A lifetime of Dreaming, starts here.

While we started this love for sleeping outside over 4 years ago, we sometimes still found comfort in tucking in inside. Once we moved into the home we hope to live in for the rest of our lives, those nights were over.

A little back ground for those of you who have no idea who we are or why any of this matters. I have always loved the idea of sleeping under the stars. Most people, when I tell them my family and I do it every night, they say they love it too. It’s what happens after that which differentiates what we do and what every other person I have shared our sleeping habits with does. We actually do it. The next thing out of people’s mouths is usually “What happens when it rains? What do you do when it’s like, really cold? What if it snows?”

We are currently a family of 4 people and 3 dogs. We live in the mountains just outside of Boulder in Colorado. While our kiddos spend only half of their time with us, any night they are with us is spent the same way in which nights with out them are spent, piling into our beds somewhere between 9 and 10 pm and falling asleep to the music and stories of the wind.

I grew up in New York City in a 2 bedroom apartment on the Upper West Side.
My husband, Erik, grew up in a small town in Iowa.
I slept in a trundle bed, with a peach colored comforter and a Siamese Cat named Squeaky.
Erik slept on his families screened in porch tucked into a North Face sleeping bag he called the Tangerine Dream with his Airedale Heidi.
While I heard the sounds of the base board heaters and drivers rolling over pot holes on Broadway, Erik fell asleep to the sounds of the night and felt the wind on his face.

Once we met and moved into our first house together, I set up a bed on the porch adjacent to our master bedroom. It was high enough off the ground and protected by waist high railings that kept out any wild life visitors. The house was at roughly 7500 elevation; high enough that the usual mosquito or fly were normally avoided. It also sat about 40 feet away from an active fox den. Over the course of the 4 years we lived there we watched a few families of kits get raised. Last year we were lucky enough to wake up one morning to the sounds of 5 brand new kits making their way out of the den with their mom. Over the course of the next few months we watched as they grew and played and went from 5 to 4 to 3 and then none. A couple we know went back to nature, the last 3 we hope moved on to their own dens, to raise their own kits and breath the fresh mountain air we love so much.

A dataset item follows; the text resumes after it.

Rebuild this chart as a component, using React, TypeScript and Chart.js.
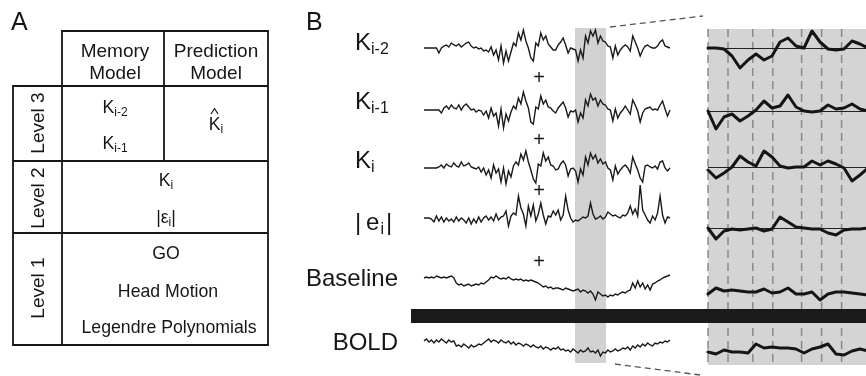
import React, { useEffect, useRef } from "react";
import { Chart, registerables } from "chart.js";
Chart.register(...registerables);

// ---- Data: left traces (signal deflection, up = positive) ----
const kIm2 = [0,0,0,0,0,0,-5,0,2,3,1,5,3,2,4,1,3,5,6,2,0,1,-1,0,-3,-2,-4,1,-7,-2,-12,2,-15,-3,-13,-4,5,2,15,8,18,7,0,-10,-13,5,2,15,8,12,4,1,-2,-2,3,6,10,3,-5,0,-1,-2,-13,-2,-10,12,5,17,12,18,5,12,7,6,2,1,-10,2,-7,-2,1,3,1,-3,12,6,0,-8,-2,2,3,1,0,0,2,6,8,2,1,0];
const kIm1 = [0,0,0,0,0,0,0,-3,2,4,1,5,2,1,5,0,4,6,3,0,1,-2,0,-1,-5,-1,-8,2,-6,-3,-16,1,-18,-4,-11,-2,4,1,12,6,18,9,2,-12,-14,3,1,14,6,10,3,2,-1,-3,2,5,8,2,-7,-1,-2,0,-12,-3,-8,10,4,16,10,12,4,10,6,5,1,0,-11,1,-8,-3,0,4,0,-4,10,5,-1,-12,-3,1,2,3,0,1,0,5,9,1,-6,0];
const kI = [0,0,0,0,0,0,1,3,0,4,2,1,5,2,1,6,2,3,5,1,0,-1,1,-4,0,-7,-2,-10,3,-5,-1,-14,0,-16,-3,-9,2,6,3,14,8,17,6,-2,-11,-15,4,2,15,7,11,3,2,-2,-1,4,7,3,-8,-1,0,-3,-14,-1,-7,11,3,15,9,13,5,9,4,6,0,-2,-12,2,-6,-2,1,3,0,-5,11,4,-2,-10,-14,2,3,1,0,2,-1,6,7,0,-3,0];
const errAbs = [0,0,0,-1,-4,2,-3,1,-4,0,-3,-1,-4,1,-3,0,-2,-5,0,-6,-1,-5,1,-4,0,2,-2,1,-3,4,-2,1,2,7,-8,2,5,3,22,10,4,-8,12,2,13,-3,4,15,3,-6,2,1,7,3,8,-2,3,22,8,0,-4,-2,-3,-1,1,0,2,15,4,-1,0,2,-1,1,6,4,2,3,1,0,3,2,5,12,4,9,2,33,8,3,-2,-5,2,-2,5,22,3,-5,1,0];
const baselineSig = [0,1,0,1,0,2,1,0,1,0,1,2,0,-5,-7,-6,-8,-7,-6,-8,-7,-6,-7,-5,-6,-4,-2,1,0,2,0,-1,0,-1,1,-1,-2,-1,-2,-1,-3,-2,-3,-2,-3,-4,-5,-7,-9,-8,-10,-9,-11,-10,-10,-11,-12,-10,-11,-12,-13,-12,-11,-14,-12,-13,-15,-13,-16,-22,-14,-16,-18,-17,-19,-17,-18,-16,-17,-15,-14,-15,-13,-12,-5,-10,-3,-9,-5,-11,-7,-12,-6,-5,-3,-2,0,1,2,3];
const boldSig = [1,3,0,2,-1,2,0,3,1,-1,2,0,1,-4,-3,-5,-2,-4,-6,-3,-5,-4,-2,-3,-1,1,3,0,2,1,-1,2,0,-1,1,-2,0,-3,-1,-2,-4,-2,-3,-5,-3,-5,-6,-4,-7,-5,-6,-8,-6,-7,-5,-8,-7,-9,-8,-10,-7,-9,-11,-8,-10,-9,-6,-10,-9,-11,-8,-14,-10,-11,-8,-10,-9,-7,-9,-8,-6,-7,-5,-8,-4,-6,-3,-5,-2,-4,-1,-3,-4,-1,-2,0,-1,1,0,2];

// ---- Data: magnified window traces ----
const zKIm2 = [0,0,-1,-8,-20,-12,-6,-12,-8,6,10,2,0,17,6,-1,-2,-1,7,4,0];
const zKIm1 = [0,-18,-6,-3,-10,-5,1,10,3,5,16,4,0,-1,0,6,2,3,7,2,0];
const zKI = [-3,-11,-6,0,11,5,1,16,10,1,-1,0,0,6,2,6,3,-1,-14,-8,-1];
const zErr = [0,-11,-3,-1,-2,-1,0,-3,-1,11,6,1,0,-1,-1,-5,-7,-2,-1,-1,0];
const zBase = [-2,4,1,2,1,0,0,3,-1,0,4,-2,-2,0,-8,-2,0,0,-1,-2,-3];
const zBold = [-2,-4,0,-2,-2,-3,6,2,3,2,2,1,-3,1,3,6,-4,-5,-1,1,-1];

// TR boundaries inside the magnified window (sample index)
const trMarks = [0, 2.5, 5.6, 8.1, 11.7, 14.2, 16.7];

// ---- Labels ----
const rowLabels = ["Level 3", "Level 2", "Level 1"];
const colLabels = [["Memory", "Model"], ["Prediction", "Model"]];
const level1Items = ["GO", "Head Motion", "Legendre Polynomials"];

// ---- Layout ----
const W = 866, H = 376;
const LEFT_X0 = 424, LEFT_X1 = 670;
const Z_X0 = 708, Z_DX = 8;
const leftBases = [48, 110, 168, 218, 278, 342];
const zoomBases = [48, 111, 167, 228, 292, 350];

const FONT = '"Liberation Sans", Arial, Helvetica, sans-serif';
const INK = "#161616";

function leftData(vals: number[], base: number) {
  const dx = (LEFT_X1 - LEFT_X0) / (vals.length - 1);
  return vals.map((v, i) => ({ x: LEFT_X0 + i * dx, y: base - v }));
}
function zoomData(vals: number[], base: number) {
  return vals.map((v, i) => ({ x: Z_X0 + i * Z_DX, y: base - v }));
}

function drawSeq(ctx: CanvasRenderingContext2D, parts: [string, string, number][], x: number, y: number, align: "left" | "center" | "right") {
  let total = 0;
  for (const p of parts) { ctx.font = p[1]; total += ctx.measureText(p[0]).width; }
  let cx = align === "left" ? x : align === "center" ? x - total / 2 : x - total;
  ctx.textAlign = "left";
  ctx.textBaseline = "alphabetic";
  for (const p of parts) {
    ctx.font = p[1];
    ctx.fillText(p[0], cx, y + p[2]);
    cx += ctx.measureText(p[0]).width;
  }
}

const figPlugin = {
  id: "figPlugin",
  beforeDatasetsDraw(chart: any) {
    const ctx: CanvasRenderingContext2D = chart.ctx;
    const sx = chart.scales.x, sy = chart.scales.y;
    const px = (v: number) => sx.getPixelForValue(v);
    const py = (v: number) => sy.getPixelForValue(v);
    ctx.save();
    ctx.fillStyle = "#fff";
    ctx.fillRect(0, 0, W, H);

    // gray highlighted band
    ctx.fillStyle = "#d2d2d2";
    ctx.fillRect(px(575), py(28), px(606) - px(575), py(363) - py(28));
    // magnified panel
    ctx.fillStyle = "#d4d4d4";
    ctx.fillRect(px(Z_X0), py(29), px(W) - px(Z_X0), py(365) - py(29));
    // TR dashed verticals
    ctx.strokeStyle = "#8a8a8a";
    ctx.lineWidth = 1.5;
    ctx.setLineDash([8, 5]);
    for (const t of trMarks) {
      const x = px(Z_X0 + t * Z_DX);
      ctx.beginPath();
      ctx.moveTo(x, py(29));
      ctx.lineTo(x, py(365));
      ctx.stroke();
    }
    // diagonal connector lines
    ctx.strokeStyle = "#555";
    ctx.lineWidth = 1.3;
    ctx.setLineDash([6, 4]);
    ctx.beginPath();
    ctx.moveTo(px(610), py(27)); ctx.lineTo(px(703), py(16));
    ctx.moveTo(px(615), py(364)); ctx.lineTo(px(700), py(375));
    ctx.stroke();
    ctx.setLineDash([]);
    // black bar
    ctx.fillStyle = "#1a1a1a";
    ctx.fillRect(px(411), py(309), px(W) - px(411), py(323) - py(309));

    // thin baselines in magnified panel
    ctx.strokeStyle = "#222";
    ctx.lineWidth = 1;
    for (let k = 0; k < 4; k++) {
      ctx.beginPath();
      ctx.moveTo(px(Z_X0), py(zoomBases[k]) + 0.5);
      ctx.lineTo(px(W), py(zoomBases[k]) + 0.5);
      ctx.stroke();
    }

    // ---------- Panel A ----------
    ctx.fillStyle = INK;
    ctx.font = `25px ${FONT}`;
    ctx.textAlign = "left";
    ctx.textBaseline = "alphabetic";
    ctx.fillText("A", 11, 30);
    ctx.fillText("B", 306, 30);

    ctx.strokeStyle = INK;
    ctx.lineWidth = 1.8;
    const xL = 13, xC1 = 62, xC2 = 164, xR = 268;
    const yT = 31, yH = 86, y3 = 161, y2 = 233, y1 = 345;
    ctx.beginPath();
    ctx.rect(xC1, yT, xR - xC1, yH - yT);
    ctx.rect(xL, yH, xR - xL, y1 - yH);
    ctx.moveTo(xC2, yT); ctx.lineTo(xC2, y3);
    ctx.moveTo(xC1, yH); ctx.lineTo(xC1, y1);
    ctx.moveTo(xL, y3); ctx.lineTo(xR, y3);
    ctx.moveTo(xL, y2); ctx.lineTo(xR, y2);
    ctx.stroke();

    const f19 = `19px ${FONT}`;
    const f18 = `17.7px ${FONT}`;
    const f12 = `12px ${FONT}`;
    ctx.font = f19;
    ctx.textAlign = "center";
    ctx.fillText(colLabels[0][0], 115, 57);
    ctx.fillText(colLabels[0][1], 115, 79);
    ctx.fillText(colLabels[1][0], 216, 57);
    ctx.fillText(colLabels[1][1], 216, 79);

    drawSeq(ctx, [["K", f18, 0], ["i-2", f12, 3]], 115, 113, "center");
    drawSeq(ctx, [["K", f18, 0], ["i-1", f12, 3]], 115, 149, "center");
    drawSeq(ctx, [["K", f18, 0], ["i", f12, 3]], 216, 130, "center");
    // hat
    ctx.lineWidth = 1.2;
    ctx.beginPath();
    ctx.moveTo(211, 114); ctx.lineTo(214.5, 108.5); ctx.lineTo(218, 114);
    ctx.stroke();

    drawSeq(ctx, [["K", f18, 0], ["i", f12, 3]], 166, 186, "center");
    drawSeq(ctx, [["|ε", f18, 0], ["i", f12, 3], ["|", f18, 0]], 166, 223, "center");

    ctx.font = f18;
    ctx.textAlign = "center";
    ctx.fillText(level1Items[0], 166, 259);
    ctx.fillText(level1Items[1], 168, 297);
    ctx.fillText(level1Items[2], 169, 333);

    const rowCenters = [123, 198, 288];
    rowLabels.forEach((lab, i) => {
      ctx.save();
      ctx.translate(39, rowCenters[i]);
      ctx.rotate(-Math.PI / 2);
      ctx.font = f19;
      ctx.textAlign = "center";
      ctx.textBaseline = "middle";
      ctx.fillText(lab, 0, 0);
      ctx.restore();
    });

    // ---------- Panel B labels ----------
    const f24 = `24px ${FONT}`;
    const f16 = `16px ${FONT}`;
    drawSeq(ctx, [["K", f24, 0], ["i-2", f16, 4]], 355, 50, "left");
    drawSeq(ctx, [["K", f24, 0], ["i-1", f16, 4]], 355, 109, "left");
    drawSeq(ctx, [["K", f24, 0], ["i", f16, 4]], 355, 168, "left");
    ctx.font = f24;
    ctx.textAlign = "left";
    ctx.fillText("|", 355, 230);
    ctx.fillText("e", 366, 230);
    ctx.fillText("|", 386, 230);
    ctx.font = f16;
    ctx.fillText("i", 380.5, 234);
    ctx.font = f24;
    ctx.textAlign = "right";
    ctx.fillText("Baseline", 398, 286);
    ctx.fillText("BOLD", 398, 350);

    ctx.font = `20px ${FONT}`;
    ctx.textAlign = "center";
    ctx.textBaseline = "middle";
    for (const yy of [78, 140, 191, 262]) ctx.fillText("+", 539, yy);
    ctx.restore();
  },
};

export default function App() {
  const ref = useRef<HTMLCanvasElement | null>(null);
  useEffect(() => {
    document.body.style.margin = "0";
    const canvas = ref.current!;
    const leftSets = [kIm2, kIm1, kI, errAbs, baselineSig, boldSig].map((v, k) => ({
      data: leftData(v, leftBases[k]),
      borderColor: "#1a1a1a",
      borderWidth: 1.4,
      pointRadius: 0,
      tension: 0,
      fill: false,
    }));
    const zoomSets = [zKIm2, zKIm1, zKI, zErr, zBase, zBold].map((v, k) => ({
      data: zoomData(v, zoomBases[k]),
      borderColor: "#151515",
      borderWidth: 3,
      borderJoinStyle: "round" as const,
      borderCapStyle: "round" as const,
      pointRadius: 0,
      tension: 0,
      fill: false,
    }));
    const chart = new Chart(canvas, {
      type: "line",
      data: { datasets: [...leftSets, ...zoomSets] as any },
      options: {
        animation: false,
        responsive: false,
        maintainAspectRatio: false,
        devicePixelRatio: 1,
        layout: { padding: 0 },
        plugins: { legend: { display: false }, tooltip: { enabled: false } },
        events: [],
        scales: {
          x: { type: "linear", min: 0, max: W, display: false },
          y: { type: "linear", min: 0, max: H, reverse: true, display: false },
        },
      },
      plugins: [figPlugin],
    });
    return () => chart.destroy();
  }, []);
  return (
    <div style={{ width: W, height: H, background: "#fff" }}>
      <canvas ref={ref} width={W} height={H} style={{ display: "block", width: W, height: H }} />
    </div>
  );
}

At any rate, that was our last house. Since the porch was not covered, there were many nights the bed was covered in snow or too wet from rain to sleep on. But when it wasn’t, we would set up beds for the kids when we had them and make room for the dog beds and all of us would pile onto the porch like a bunch of kittens. We’d tell stories as we fell asleep and try to wake each other up if we saw a shooting star. We got to know the constellations and slept as the stars moved around us. If the kids had school the next day, Erik and I would get up first a little before 6 and pick a song. We’d crank up the volume and open the windows so it could reach the kids ears, then meet up in the hot tub on the deck Erik built. Our deal with each other was that we each had to “put it out there” for the day. Some people pray.... we put it out there. I mean, if you don’t ask, you don’t get after all. It was for sure the best morning ritual of my life, and I can’t wait to make it happen again at our new house, once we get ourselves a hot tub. :)

That was then.

What will follow will bring us into the present.
A new house. New porch. And a brand new bed with a brand new view.
Life is good.
We live it to the fullest, each day, after the best night’s sleep of our lives.

This is us.

This is us.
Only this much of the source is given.